## To be done
Go through the entries and transcribe each one exactly, dropping the pictures.

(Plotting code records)
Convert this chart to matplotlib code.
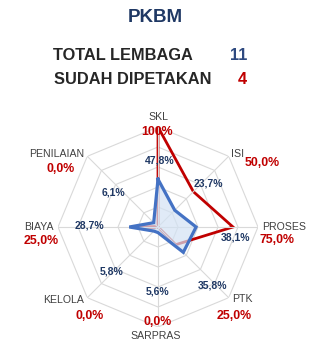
import numpy as np
import matplotlib
matplotlib.use("Agg")
import matplotlib.pyplot as plt

plt.rcParams["font.family"] = ["Liberation Sans", "DejaVu Sans"]

# data
categories = ["SKL", "ISI", "PROSES", "PTK", "SARPRAS", "KELOLA", "BIAYA", "PENILAIAN"]
mapped_pct = [100, 50, 75, 25, 0, 0, 25, 0]          # sudah dipetakan (red)
avg_pct = [47.8, 23.7, 38.1, 35.8, 5.6, 5.8, 28.7, 6.1]  # blue series
total_lembaga = 11
sudah_dipetakan = 4

W, H = 322, 345
CX, CY, R = 158, 227, 100

NAVY = "#1f3864"
RED = "#c00000"
BLUE = "#4472c4"
GRID = "#d9d9d9"


def fmt(v):
    if v == 100:
        return "100%"
    return f"{v:.1f}%".replace(".", ",")


def px(x, y):
    return x / W, 1 - y / H


fig = plt.figure(figsize=(W / 100, H / 100), dpi=100)
fig.patch.set_facecolor("white")

ax = fig.add_axes([(CX - R) / W, (H - CY - R) / H, 2 * R / W, 2 * R / H],
                  projection="polar")
ax.set_theta_zero_location("N")
ax.set_theta_direction(-1)
ax.set_ylim(0, 100)
ax.grid(False)
ax.spines["polar"].set_visible(False)
ax.set_xticks([])
ax.set_yticks([])
ax.patch.set_alpha(0)

n = len(categories)
theta = np.linspace(0, 2 * np.pi, n, endpoint=False)
theta_c = np.append(theta, theta[0])

# octagonal rings
for r in [20, 40, 60, 80, 100]:
    ax.plot(theta_c, [r] * (n + 1), color=GRID, lw=0.8, zorder=1)

# red series under spokes and blue fill
red = np.append(mapped_pct, mapped_pct[0])
ax.plot(theta_c, red, color=RED, lw=2.0, zorder=2, solid_joinstyle="miter")

# spokes
for t in theta:
    ax.plot([t, t], [0, 100], color=GRID, lw=0.8, zorder=3)

blue = np.append(avg_pct, avg_pct[0])
ax.fill(theta_c, blue, color="#d3e2f4", alpha=0.7, zorder=4, lw=0)
ax.plot(theta_c, blue, color=BLUE, lw=2.3, zorder=5, solid_joinstyle="miter")

# header
fig.text(*px(155, 18), "PKBM", ha="center", va="center", fontsize=13.5,
         fontweight="bold", color=NAVY)
fig.text(*px(53, 56), "TOTAL LEMBAGA", ha="left", va="center", fontsize=11.8,
         fontweight="bold", color="#262626")
fig.text(*px(247, 56), str(total_lembaga), ha="right", va="center", fontsize=11.8,
         fontweight="bold", color="#2f4a80")
fig.text(*px(54, 79), "SUDAH DIPETAKAN", ha="left", va="center", fontsize=11.8,
         fontweight="bold", color="#262626")
fig.text(*px(247, 79), str(sudah_dipetakan), ha="right", va="center", fontsize=11.8,
         fontweight="bold", color=RED)

# category label / red value / blue value positions (pixels)
cat_pos = [(158, 117), (238, 154), (284, 227), (242, 299),
           (156, 336), (64, 300), (39, 227), (57, 154)]
red_pos = [(157, 132), (262, 163), (277, 240), (234, 316),
           (158, 322), (90, 316), (41, 241), (61, 169)]
blue_pos = [(160, 160), (208, 184), (236, 238), (213, 285),
            (158, 291), (112, 271), (89, 226), (113, 193)]

for i, name in enumerate(categories):
    fig.text(*px(*cat_pos[i]), name, ha="center", va="center", fontsize=7.6,
             color="#404040")
    fig.text(*px(*red_pos[i]), fmt(mapped_pct[i]), ha="center", va="center",
             fontsize=8.9, fontweight="bold", color=RED)
    fig.text(*px(*blue_pos[i]), fmt(avg_pct[i]), ha="center", va="center",
             fontsize=7.5, fontweight="bold", color=NAVY, zorder=6)

fig.savefig("out.png", dpi=100)
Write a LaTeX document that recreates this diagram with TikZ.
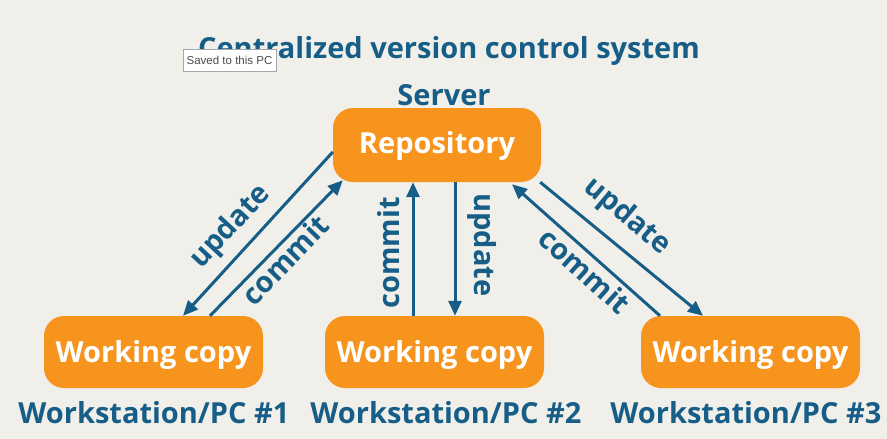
\documentclass[tikz,border=0pt]{standalone}
\usepackage{fontspec}
\setmainfont{Open Sans}
\newfontfamily\tipfont{Liberation Sans}
\usetikzlibrary{arrows.meta}
\definecolor{bgc}{RGB}{241,239,233}
\definecolor{orng}{RGB}{247,148,30}
\definecolor{blu}{RGB}{22,94,135}
\tikzset{
  box/.style={fill=orng, rounded corners=20pt, text=white, font=\bfseries\fontsize{29}{34}\selectfont, inner sep=0pt, text height=20pt, text depth=0pt},
  lbl/.style={text=blu, font=\bfseries\fontsize{29}{34}\selectfont, inner sep=0pt},
  conn/.style={draw=blu, line width=3pt, -{Triangle[length=15pt,width=13pt]}},
}
\begin{document}
\begin{tikzpicture}[x=1pt,y=-1pt]
\fill[bgc] (0,0) rectangle (887,439);
\useasboundingbox (0,0) rectangle (887,439);
\node[lbl, anchor=base] (title) at (449,58) {Centralized version control system};
\node[lbl, anchor=base] (server) at (444,105) {Server};
\node[box, minimum width=208pt, minimum height=74pt, text depth=4pt] (repo) at (437,145) {Repository};
\node[box, minimum width=219pt, minimum height=72pt] (wc1) at (153.5,352) {Working copy};
\node[box, minimum width=219pt, minimum height=72pt] (wc2) at (434.5,352) {Working copy};
\node[box, minimum width=219pt, minimum height=72pt] (wc3) at (750.5,352) {Working copy};
\node[lbl, anchor=base] (ws1) at (154,423) {Workstation/PC \#1};
\node[lbl, anchor=base] (ws2) at (446,423) {Workstation/PC \#2};
\node[lbl, anchor=base] (ws3) at (746,423) {Workstation/PC \#3};
% connectors
\draw[conn] ([yshift=-7pt]repo.west) -- ([xshift=29.5pt]wc1.north);
\draw[conn] ([xshift=56.5pt]wc1.north) -- ([xshift=10pt,yshift=2pt]repo.south west);
\draw[conn] ([xshift=-21.5pt]wc2.north) -- ([xshift=-24pt]repo.south);
\draw[conn] ([xshift=18pt]repo.south) -- ([xshift=20.5pt]wc2.north);
\draw[conn] ([xshift=-1pt]repo.south east) -- ([xshift=-47.5pt]wc3.north);
\draw[conn] ([xshift=-90.5pt]wc3.north) -- ([xshift=75pt,yshift=-2pt]repo.south);
% labels
\node[lbl, rotate=47] (l1) at (231,227) {update};
\node[lbl, rotate=46] (l2) at (285,260) {commit};
\node[lbl, rotate=90] (l3) at (389,253) {commit};
\node[lbl, rotate=-90] (l4) at (482,245) {update};
\node[lbl, rotate=-40] (l5) at (627,217) {update};
\node[lbl, rotate=-42] (l6) at (585,271) {commit};
% tooltip
\node[draw=black!35, fill=white, minimum width=93pt, minimum height=22pt, inner sep=0pt, font=\tipfont\fontsize{11.5}{13}\selectfont, text=black!70] (tip) at (229.5,60) {Saved to this PC};
\end{tikzpicture}
\end{document}
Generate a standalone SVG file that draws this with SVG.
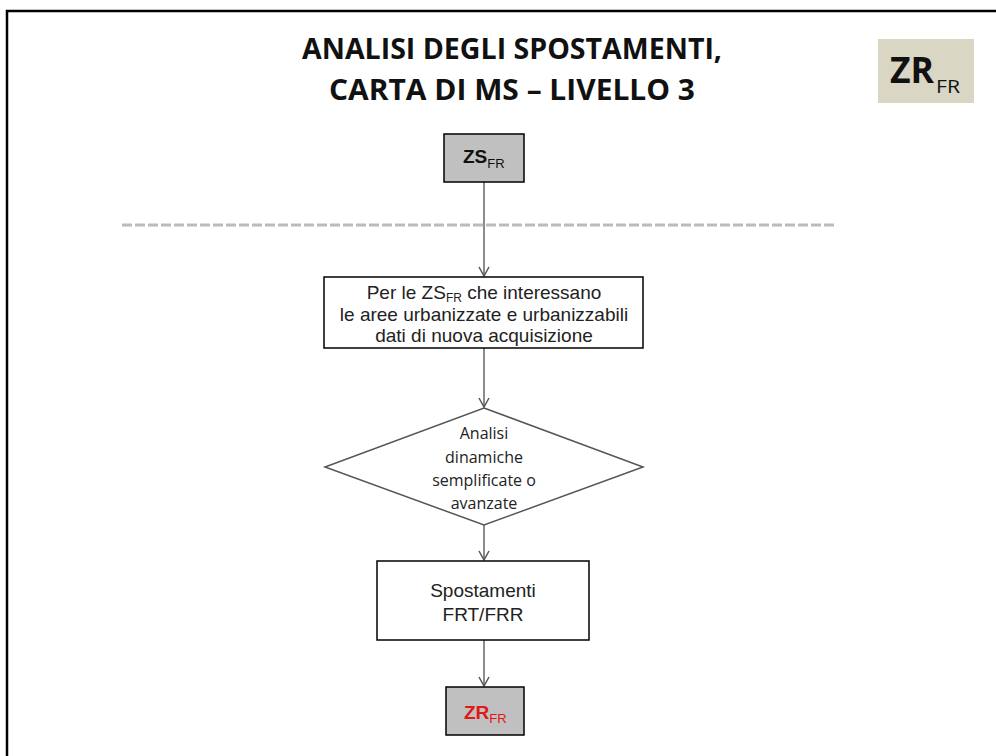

## The reply
Convert this chart to matplotlib code.
import numpy as np
import matplotlib
matplotlib.use("Agg")
import matplotlib.pyplot as plt

plt.rcParams["font.family"] = ["Liberation Sans", "DejaVu Sans"]

# data
categories = ["SKL", "ISI", "PROSES", "PTK", "SARPRAS", "KELOLA", "BIAYA", "PENILAIAN"]
mapped_pct = [100, 50, 75, 25, 0, 0, 25, 0]          # sudah dipetakan (red)
avg_pct = [47.8, 23.7, 38.1, 35.8, 5.6, 5.8, 28.7, 6.1]  # blue series
total_lembaga = 11
sudah_dipetakan = 4

W, H = 322, 345
CX, CY, R = 158, 227, 100

NAVY = "#1f3864"
RED = "#c00000"
BLUE = "#4472c4"
GRID = "#d9d9d9"


def fmt(v):
    if v == 100:
        return "100%"
    return f"{v:.1f}%".replace(".", ",")


def px(x, y):
    return x / W, 1 - y / H


fig = plt.figure(figsize=(W / 100, H / 100), dpi=100)
fig.patch.set_facecolor("white")

ax = fig.add_axes([(CX - R) / W, (H - CY - R) / H, 2 * R / W, 2 * R / H],
                  projection="polar")
ax.set_theta_zero_location("N")
ax.set_theta_direction(-1)
ax.set_ylim(0, 100)
ax.grid(False)
ax.spines["polar"].set_visible(False)
ax.set_xticks([])
ax.set_yticks([])
ax.patch.set_alpha(0)

n = len(categories)
theta = np.linspace(0, 2 * np.pi, n, endpoint=False)
theta_c = np.append(theta, theta[0])

# octagonal rings
for r in [20, 40, 60, 80, 100]:
    ax.plot(theta_c, [r] * (n + 1), color=GRID, lw=0.8, zorder=1)

# red series under spokes and blue fill
red = np.append(mapped_pct, mapped_pct[0])
ax.plot(theta_c, red, color=RED, lw=2.0, zorder=2, solid_joinstyle="miter")

# spokes
for t in theta:
    ax.plot([t, t], [0, 100], color=GRID, lw=0.8, zorder=3)

blue = np.append(avg_pct, avg_pct[0])
ax.fill(theta_c, blue, color="#d3e2f4", alpha=0.7, zorder=4, lw=0)
ax.plot(theta_c, blue, color=BLUE, lw=2.3, zorder=5, solid_joinstyle="miter")

# header
fig.text(*px(155, 18), "PKBM", ha="center", va="center", fontsize=13.5,
         fontweight="bold", color=NAVY)
fig.text(*px(53, 56), "TOTAL LEMBAGA", ha="left", va="center", fontsize=11.8,
         fontweight="bold", color="#262626")
fig.text(*px(247, 56), str(total_lembaga), ha="right", va="center", fontsize=11.8,
         fontweight="bold", color="#2f4a80")
fig.text(*px(54, 79), "SUDAH DIPETAKAN", ha="left", va="center", fontsize=11.8,
         fontweight="bold", color="#262626")
fig.text(*px(247, 79), str(sudah_dipetakan), ha="right", va="center", fontsize=11.8,
         fontweight="bold", color=RED)

# category label / red value / blue value positions (pixels)
cat_pos = [(158, 117), (238, 154), (284, 227), (242, 299),
           (156, 336), (64, 300), (39, 227), (57, 154)]
red_pos = [(157, 132), (262, 163), (277, 240), (234, 316),
           (158, 322), (90, 316), (41, 241), (61, 169)]
blue_pos = [(160, 160), (208, 184), (236, 238), (213, 285),
            (158, 291), (112, 271), (89, 226), (113, 193)]

for i, name in enumerate(categories):
    fig.text(*px(*cat_pos[i]), name, ha="center", va="center", fontsize=7.6,
             color="#404040")
    fig.text(*px(*red_pos[i]), fmt(mapped_pct[i]), ha="center", va="center",
             fontsize=8.9, fontweight="bold", color=RED)
    fig.text(*px(*blue_pos[i]), fmt(avg_pct[i]), ha="center", va="center",
             fontsize=7.5, fontweight="bold", color=NAVY, zorder=6)

fig.savefig("out.png", dpi=100)
Write a LaTeX document that recreates this diagram with TikZ.
\documentclass[tikz,border=0pt]{standalone}
\usepackage{fontspec}
\setmainfont{Open Sans}
\newfontfamily\tipfont{Liberation Sans}
\usetikzlibrary{arrows.meta}
\definecolor{bgc}{RGB}{241,239,233}
\definecolor{orng}{RGB}{247,148,30}
\definecolor{blu}{RGB}{22,94,135}
\tikzset{
  box/.style={fill=orng, rounded corners=20pt, text=white, font=\bfseries\fontsize{29}{34}\selectfont, inner sep=0pt, text height=20pt, text depth=0pt},
  lbl/.style={text=blu, font=\bfseries\fontsize{29}{34}\selectfont, inner sep=0pt},
  conn/.style={draw=blu, line width=3pt, -{Triangle[length=15pt,width=13pt]}},
}
\begin{document}
\begin{tikzpicture}[x=1pt,y=-1pt]
\fill[bgc] (0,0) rectangle (887,439);
\useasboundingbox (0,0) rectangle (887,439);
\node[lbl, anchor=base] (title) at (449,58) {Centralized version control system};
\node[lbl, anchor=base] (server) at (444,105) {Server};
\node[box, minimum width=208pt, minimum height=74pt, text depth=4pt] (repo) at (437,145) {Repository};
\node[box, minimum width=219pt, minimum height=72pt] (wc1) at (153.5,352) {Working copy};
\node[box, minimum width=219pt, minimum height=72pt] (wc2) at (434.5,352) {Working copy};
\node[box, minimum width=219pt, minimum height=72pt] (wc3) at (750.5,352) {Working copy};
\node[lbl, anchor=base] (ws1) at (154,423) {Workstation/PC \#1};
\node[lbl, anchor=base] (ws2) at (446,423) {Workstation/PC \#2};
\node[lbl, anchor=base] (ws3) at (746,423) {Workstation/PC \#3};
% connectors
\draw[conn] ([yshift=-7pt]repo.west) -- ([xshift=29.5pt]wc1.north);
\draw[conn] ([xshift=56.5pt]wc1.north) -- ([xshift=10pt,yshift=2pt]repo.south west);
\draw[conn] ([xshift=-21.5pt]wc2.north) -- ([xshift=-24pt]repo.south);
\draw[conn] ([xshift=18pt]repo.south) -- ([xshift=20.5pt]wc2.north);
\draw[conn] ([xshift=-1pt]repo.south east) -- ([xshift=-47.5pt]wc3.north);
\draw[conn] ([xshift=-90.5pt]wc3.north) -- ([xshift=75pt,yshift=-2pt]repo.south);
% labels
\node[lbl, rotate=47] (l1) at (231,227) {update};
\node[lbl, rotate=46] (l2) at (285,260) {commit};
\node[lbl, rotate=90] (l3) at (389,253) {commit};
\node[lbl, rotate=-90] (l4) at (482,245) {update};
\node[lbl, rotate=-40] (l5) at (627,217) {update};
\node[lbl, rotate=-42] (l6) at (585,271) {commit};
% tooltip
\node[draw=black!35, fill=white, minimum width=93pt, minimum height=22pt, inner sep=0pt, font=\tipfont\fontsize{11.5}{13}\selectfont, text=black!70] (tip) at (229.5,60) {Saved to this PC};
\end{tikzpicture}
\end{document}
Generate a standalone SVG file that draws this with SVG.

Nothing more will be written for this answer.